The playing group is friendly and supportive. Play continues pleasantly enough until towards the end of the front nine: he’s on the green for a birdie putt and sends it way past the hole. He pulls his hat off and waves it around furiously. The return putt stops on the lip and the hat is flung wildly around again. The other mom spectator looks at me for my reaction. I shrug and smile. It happens. Inside I’m like: Stop Showin’ Up Brother!
Early in the back nine, as with the front, he finds himself again floundering in the dense, damp rough.
I want you to go and not watch me anymore!
But I’m being such a nice, quiet, supportive presence!
I want you to go!
I guess it’s easier to blame me.

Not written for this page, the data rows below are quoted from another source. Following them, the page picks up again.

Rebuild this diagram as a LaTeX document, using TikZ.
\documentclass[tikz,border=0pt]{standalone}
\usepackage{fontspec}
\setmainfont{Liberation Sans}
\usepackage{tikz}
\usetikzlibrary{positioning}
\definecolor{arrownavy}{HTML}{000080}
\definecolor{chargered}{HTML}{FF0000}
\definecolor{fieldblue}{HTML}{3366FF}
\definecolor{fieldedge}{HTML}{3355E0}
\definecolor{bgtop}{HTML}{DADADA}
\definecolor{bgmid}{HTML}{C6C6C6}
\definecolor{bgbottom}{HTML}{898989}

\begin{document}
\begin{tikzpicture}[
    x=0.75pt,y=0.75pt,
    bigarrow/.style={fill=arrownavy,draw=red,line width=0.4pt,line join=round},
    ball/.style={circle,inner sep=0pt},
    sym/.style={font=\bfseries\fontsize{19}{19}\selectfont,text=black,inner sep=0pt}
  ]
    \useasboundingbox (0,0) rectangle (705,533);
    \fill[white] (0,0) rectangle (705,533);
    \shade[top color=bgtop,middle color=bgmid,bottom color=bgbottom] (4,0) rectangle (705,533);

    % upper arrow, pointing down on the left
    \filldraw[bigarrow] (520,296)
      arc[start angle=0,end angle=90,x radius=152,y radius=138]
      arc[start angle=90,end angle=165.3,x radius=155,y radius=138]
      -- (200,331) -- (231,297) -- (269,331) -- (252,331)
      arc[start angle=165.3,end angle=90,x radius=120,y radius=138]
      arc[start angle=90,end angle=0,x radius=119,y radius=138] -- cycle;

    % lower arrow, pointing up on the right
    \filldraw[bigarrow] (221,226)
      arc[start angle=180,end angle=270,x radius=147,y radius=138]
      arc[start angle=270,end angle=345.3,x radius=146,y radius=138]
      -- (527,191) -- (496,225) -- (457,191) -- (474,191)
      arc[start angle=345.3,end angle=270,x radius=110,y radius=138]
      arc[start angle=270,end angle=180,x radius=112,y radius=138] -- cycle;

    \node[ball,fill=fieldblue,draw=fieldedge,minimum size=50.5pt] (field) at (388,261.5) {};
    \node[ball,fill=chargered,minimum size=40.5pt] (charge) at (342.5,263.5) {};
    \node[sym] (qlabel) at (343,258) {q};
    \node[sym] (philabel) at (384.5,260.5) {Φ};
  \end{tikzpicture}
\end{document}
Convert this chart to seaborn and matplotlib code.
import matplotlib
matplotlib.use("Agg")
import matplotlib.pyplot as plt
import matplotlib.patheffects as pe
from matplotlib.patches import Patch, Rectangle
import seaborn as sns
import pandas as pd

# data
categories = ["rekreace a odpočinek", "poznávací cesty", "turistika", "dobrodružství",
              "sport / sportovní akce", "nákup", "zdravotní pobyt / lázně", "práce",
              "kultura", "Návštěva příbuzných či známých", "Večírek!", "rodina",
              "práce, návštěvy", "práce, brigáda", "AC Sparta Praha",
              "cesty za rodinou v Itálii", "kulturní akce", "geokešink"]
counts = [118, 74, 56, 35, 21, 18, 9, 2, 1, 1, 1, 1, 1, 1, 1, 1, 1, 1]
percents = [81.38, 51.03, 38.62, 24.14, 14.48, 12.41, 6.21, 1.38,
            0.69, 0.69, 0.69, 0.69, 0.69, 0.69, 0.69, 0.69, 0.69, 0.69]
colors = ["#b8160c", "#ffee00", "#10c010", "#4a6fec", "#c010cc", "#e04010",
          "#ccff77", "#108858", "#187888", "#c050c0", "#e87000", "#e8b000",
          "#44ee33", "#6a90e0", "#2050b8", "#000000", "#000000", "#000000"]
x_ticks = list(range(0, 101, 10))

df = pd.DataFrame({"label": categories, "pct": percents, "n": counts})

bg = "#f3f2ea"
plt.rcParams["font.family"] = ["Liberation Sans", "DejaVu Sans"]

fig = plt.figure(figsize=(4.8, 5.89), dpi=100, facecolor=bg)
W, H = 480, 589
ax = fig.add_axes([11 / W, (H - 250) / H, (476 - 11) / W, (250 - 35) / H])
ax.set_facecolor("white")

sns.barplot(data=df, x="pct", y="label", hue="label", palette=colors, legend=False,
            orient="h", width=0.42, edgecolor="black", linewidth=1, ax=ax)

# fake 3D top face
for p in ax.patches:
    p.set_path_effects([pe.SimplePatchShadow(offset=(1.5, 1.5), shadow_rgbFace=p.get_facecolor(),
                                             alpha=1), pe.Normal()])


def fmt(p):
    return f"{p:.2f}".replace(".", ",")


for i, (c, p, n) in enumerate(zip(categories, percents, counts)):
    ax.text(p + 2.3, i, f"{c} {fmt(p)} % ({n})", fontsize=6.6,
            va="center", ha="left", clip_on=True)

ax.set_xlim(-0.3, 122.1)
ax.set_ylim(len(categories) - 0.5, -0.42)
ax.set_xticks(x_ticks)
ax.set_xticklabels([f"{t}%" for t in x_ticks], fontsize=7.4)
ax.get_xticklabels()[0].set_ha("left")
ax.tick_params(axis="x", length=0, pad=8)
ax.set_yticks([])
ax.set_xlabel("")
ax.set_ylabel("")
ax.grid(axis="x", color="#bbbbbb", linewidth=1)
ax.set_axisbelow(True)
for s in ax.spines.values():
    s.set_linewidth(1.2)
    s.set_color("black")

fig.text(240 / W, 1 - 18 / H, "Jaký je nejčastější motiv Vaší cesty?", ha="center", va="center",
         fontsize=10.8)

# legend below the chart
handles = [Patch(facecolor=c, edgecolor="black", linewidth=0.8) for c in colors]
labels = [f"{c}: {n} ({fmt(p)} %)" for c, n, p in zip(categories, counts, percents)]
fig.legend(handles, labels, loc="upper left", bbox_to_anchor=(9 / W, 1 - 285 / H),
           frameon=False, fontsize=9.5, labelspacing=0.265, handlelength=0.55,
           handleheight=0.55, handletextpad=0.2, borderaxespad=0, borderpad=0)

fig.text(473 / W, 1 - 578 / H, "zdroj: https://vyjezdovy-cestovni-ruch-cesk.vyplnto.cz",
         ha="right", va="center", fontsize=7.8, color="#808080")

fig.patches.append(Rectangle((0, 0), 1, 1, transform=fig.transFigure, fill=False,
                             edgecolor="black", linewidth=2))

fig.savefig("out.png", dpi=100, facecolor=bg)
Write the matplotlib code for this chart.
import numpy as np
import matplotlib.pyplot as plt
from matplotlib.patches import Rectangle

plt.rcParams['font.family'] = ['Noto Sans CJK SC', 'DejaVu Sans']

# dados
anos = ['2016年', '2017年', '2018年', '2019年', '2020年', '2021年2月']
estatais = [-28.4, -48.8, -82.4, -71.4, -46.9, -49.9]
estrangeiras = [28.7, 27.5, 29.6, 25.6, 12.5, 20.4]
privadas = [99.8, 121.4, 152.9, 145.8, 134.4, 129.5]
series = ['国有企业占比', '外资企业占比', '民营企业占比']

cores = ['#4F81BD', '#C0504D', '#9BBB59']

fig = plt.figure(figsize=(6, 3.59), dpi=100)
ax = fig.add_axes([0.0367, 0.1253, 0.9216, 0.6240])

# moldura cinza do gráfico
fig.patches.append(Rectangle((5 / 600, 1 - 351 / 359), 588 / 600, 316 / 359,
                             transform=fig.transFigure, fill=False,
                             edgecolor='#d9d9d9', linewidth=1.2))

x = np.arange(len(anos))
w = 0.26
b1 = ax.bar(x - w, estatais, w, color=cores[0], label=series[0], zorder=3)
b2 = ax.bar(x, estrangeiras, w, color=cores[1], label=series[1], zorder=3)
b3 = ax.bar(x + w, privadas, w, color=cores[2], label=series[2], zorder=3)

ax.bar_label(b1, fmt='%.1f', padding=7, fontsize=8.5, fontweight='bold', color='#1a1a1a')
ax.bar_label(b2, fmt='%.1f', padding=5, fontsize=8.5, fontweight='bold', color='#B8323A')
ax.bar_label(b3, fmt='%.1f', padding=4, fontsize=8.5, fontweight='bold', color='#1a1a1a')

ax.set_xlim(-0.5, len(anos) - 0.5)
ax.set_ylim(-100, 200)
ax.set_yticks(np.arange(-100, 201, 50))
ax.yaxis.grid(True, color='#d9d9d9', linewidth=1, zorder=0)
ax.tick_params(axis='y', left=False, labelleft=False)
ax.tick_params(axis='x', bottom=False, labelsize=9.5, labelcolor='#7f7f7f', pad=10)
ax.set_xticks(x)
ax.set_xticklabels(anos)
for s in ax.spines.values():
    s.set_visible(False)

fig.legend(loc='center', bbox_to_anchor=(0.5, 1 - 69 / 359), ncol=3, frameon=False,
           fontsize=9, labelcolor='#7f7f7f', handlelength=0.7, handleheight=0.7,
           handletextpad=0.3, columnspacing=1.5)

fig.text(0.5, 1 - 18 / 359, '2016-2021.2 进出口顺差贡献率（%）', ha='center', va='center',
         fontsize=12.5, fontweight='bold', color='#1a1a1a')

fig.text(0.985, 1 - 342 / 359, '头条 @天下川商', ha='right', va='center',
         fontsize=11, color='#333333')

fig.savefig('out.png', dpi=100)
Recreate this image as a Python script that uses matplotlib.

If it makes him feel better, I’ll take it.
At the end of the hole he says I can do whatever I want. So I stay.
He proceeded to put his next shot in the water and fell apart on the next hole too, even though he drove the fairway beautifully.
Maybe I should go?
At this point he is looking fatigued and defeated. Rob’s score never really means too much to me. At this age it is all about gaining experience and I know that puberty, in the next year or two, changes everything – swing, timing, tempo, attitude and focus. So his scores are not really that important right now, although it does matter to me that he looks fatigued and defeated. Maybe he doesn’t get enough sleep? Maybe he should work out more? Although perhaps three triple bogeys are enough to sink the most stable of ships. And with a chunked drive off the tee (long time since he’s done that) this ship is probably going down. But when I see him down near the green he’s smiling.
Well I have figured out what I’m doing wrong with my irons. I’m hitting them too far in front of my stance!
Hmmm. I suspect he may have a chance at this game yet. Although such a notion requires us to advance on the wings of speculation and conjecture, perhaps together with Dumbeldore and Harry leave the firm foundation of fact and journey together through murky marshes into the thickets of wildest guesswork.